Following a busy few years starting a young family and focusing on his career, Richard joined the Yacht Owners Club in 2006 buying a J/109, Jangada Too. The decision to buy the J/109 was made over a glass of wine in Cowes with his friend Jeremy Waitt. After doing the first few seasons crewed, Richard and Jeremy decided to give doublehanded offshore racing a try in 2009 and haven’t looked back! Richard had several successes in the J/109, most notably winning the 2014 Royal Western Round Britain and Ireland Race with co-skipper Trevor Drew after being ‘pipped’ to the overall win by Pip Hare in the previous edition. Jangada Too sparked Richard’s relationship with North Sails.
“It became clear to me that most of the winning boats in the fleet at the time all had North Sails, that’s when we first got in touch with North and we have been with them ever since.” remarks Richard.
The reputable JPK1010 Jangada hit the scene in 2016. After a long stint in the J/109 getting fed up with being beaten by some of the French boats, Richard admitted “it was a case of, if you can’t beat ‘em join ‘em. When the 1010 was delivered it had a full suite of French sails, but the first thing we did was get North Sails down to do an audit of the wardrobe to work out which were fit for purpose and which needed replacing.” Over the course of the next two years, Richard replaced the full suite of sails with North Sails.
“The scale of the North operation is the main attraction, they have a great design team and the appeal is that they are always developing the materials, the shape, the cut. They’re always leading in the field. Our latest batch of sails in particular are great and very reliable. We saw that in the RORC Transatlantic Race this year. We had very little chafe or damage.”
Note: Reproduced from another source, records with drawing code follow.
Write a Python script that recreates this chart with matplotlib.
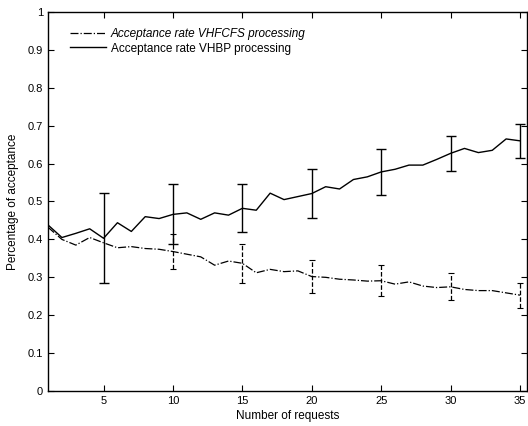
import matplotlib.pyplot as plt
import numpy as np

plt.rcParams["font.family"] = ["Liberation Sans", "DejaVu Sans"]

requests = np.arange(1, 36)

vhfcfs_rate = [0.432, 0.400, 0.385, 0.405, 0.391, 0.378, 0.381, 0.376, 0.374, 0.368,
               0.361, 0.354, 0.332, 0.343, 0.337, 0.312, 0.321, 0.315, 0.317, 0.302,
               0.300, 0.295, 0.293, 0.290, 0.291, 0.282, 0.288, 0.277, 0.273, 0.275,
               0.268, 0.265, 0.265, 0.259, 0.253]
vhbp_rate = [0.438, 0.405, 0.416, 0.428, 0.403, 0.444, 0.421, 0.460, 0.455, 0.466,
             0.470, 0.453, 0.470, 0.464, 0.482, 0.477, 0.522, 0.505, 0.513, 0.521,
             0.539, 0.533, 0.558, 0.565, 0.578, 0.585, 0.596, 0.596, 0.611, 0.627,
             0.640, 0.629, 0.635, 0.665, 0.660]

err_x = [10, 15, 20, 25, 30, 35]
vhfcfs_err = [0.046, 0.052, 0.044, 0.041, 0.036, 0.033]
vhbp_err_x = [5, 10, 15, 20, 25, 30, 35]
vhbp_err = [0.119, 0.079, 0.063, 0.064, 0.060, 0.047, 0.044]

fig = plt.figure(figsize=(5.28, 4.26), dpi=100)
ax = fig.add_axes([0.091, 0.082, 0.907, 0.890])

ax.plot(requests, vhfcfs_rate, color="black", linestyle="-.", linewidth=0.9,
        label="Acceptance rate VHFCFS processing")
ax.plot(requests, vhbp_rate, color="black", linestyle="-", linewidth=1.0,
        label="Acceptance rate VHBP processing")

# error bars every 5 requests; dashed for VHFCFS
idx = [x - 1 for x in err_x]
eb = ax.errorbar(err_x, [vhfcfs_rate[i] for i in idx], yerr=vhfcfs_err, fmt="none",
                 ecolor="black", elinewidth=0.9, capsize=2.5, capthick=0.8)
eb[2][0].set_linestyle("--")

idx = [x - 1 for x in vhbp_err_x]
ax.errorbar(vhbp_err_x, [vhbp_rate[i] for i in idx], yerr=vhbp_err, fmt="none",
            ecolor="black", elinewidth=1.0, capsize=3.5, capthick=1.0)

ax.set_xlim(1, 35.5)
ax.set_ylim(0, 1)
ax.set_xticks([5, 10, 15, 20, 25, 30, 35])
ax.set_yticks(np.arange(0, 1.01, 0.1))
ax.set_yticklabels(["0", "0.1", "0.2", "0.3", "0.4", "0.5", "0.6", "0.7", "0.8", "0.9", "1"])
ax.tick_params(direction="in", top=True, right=True, labelsize=8, length=4, width=0.8)
for s in ax.spines.values():
    s.set_linewidth(1.0)

ax.set_xlabel("Number of requests", fontsize=8.5, labelpad=3)
ax.set_ylabel("Percentage of acceptance", fontsize=8.5, labelpad=6)

leg = ax.legend(loc="upper left", bbox_to_anchor=(0.024, 0.985), frameon=False,
                fontsize=8.5, handlelength=3.0, handletextpad=0.42, labelspacing=0.2)
leg.get_texts()[0].set_fontstyle("italic")

fig.savefig("out.png", dpi=100)
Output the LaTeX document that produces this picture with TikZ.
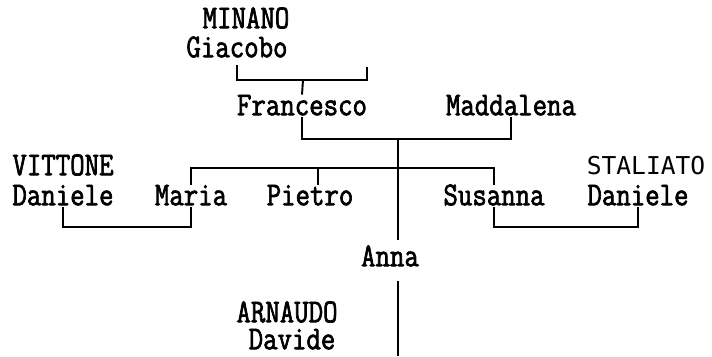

As doublehanded sailors, Richard and his co-skipper’s often have slightly different priorities to fully crewed teams. Their priorities, amongst safety and energy/sleep management, include making maneuvers as easy as possible and minimizing sail changes, in particular headsail changes. Both their heavier jibs are reefable which means they can reduce the sail area without totally changing sail. This was added by North for the benefit of the team and tailored to their specific requirements.
Jangada’s newest addition to the sail wardrobe was the new Helix Structured Luff Code Zero. Richard and Jeremy tried it for the first time on the RORC Transatlantic Race and are very impressed. “We can carry it in higher wind strengths and to higher angles. We’re still pushing the boundaries with it, but it’s a very versatile sail.” Jangada finished the 2022 Transatlantic Race in an elapsed time of 16 days 11 hrs 59 mins 46 secs, winning IRC Two-Handed and placing third in IRC One. On top of this, Jangada’s IRC corrected time set a new race record for Two-Handed teams, bettering their 2019 triumph, and establishing the IRCRecords™ corrected time for the course of 16 days 13 hrs 58 mins 34 secs.
The team has recently completed the RORC Caribbean 600 having finished the race twice before. In 2018 they, unfortunately, had to retire due to injury but returned in 2020 and 2022 with back-to-back wins in the IRC Two-Handed class.
With the RORC Caribbean 600 over, Jangada is now on a mission to be back in the UK in time for the next RORC race of the season.
Richard is also planning on taking on the Round Britain and Ireland Race again this year with Rupert Holmes, his co-skipper from the first Transat Race. Keep an eye out for “Team Jangada” – big personalities, with big results on a relatively little boat!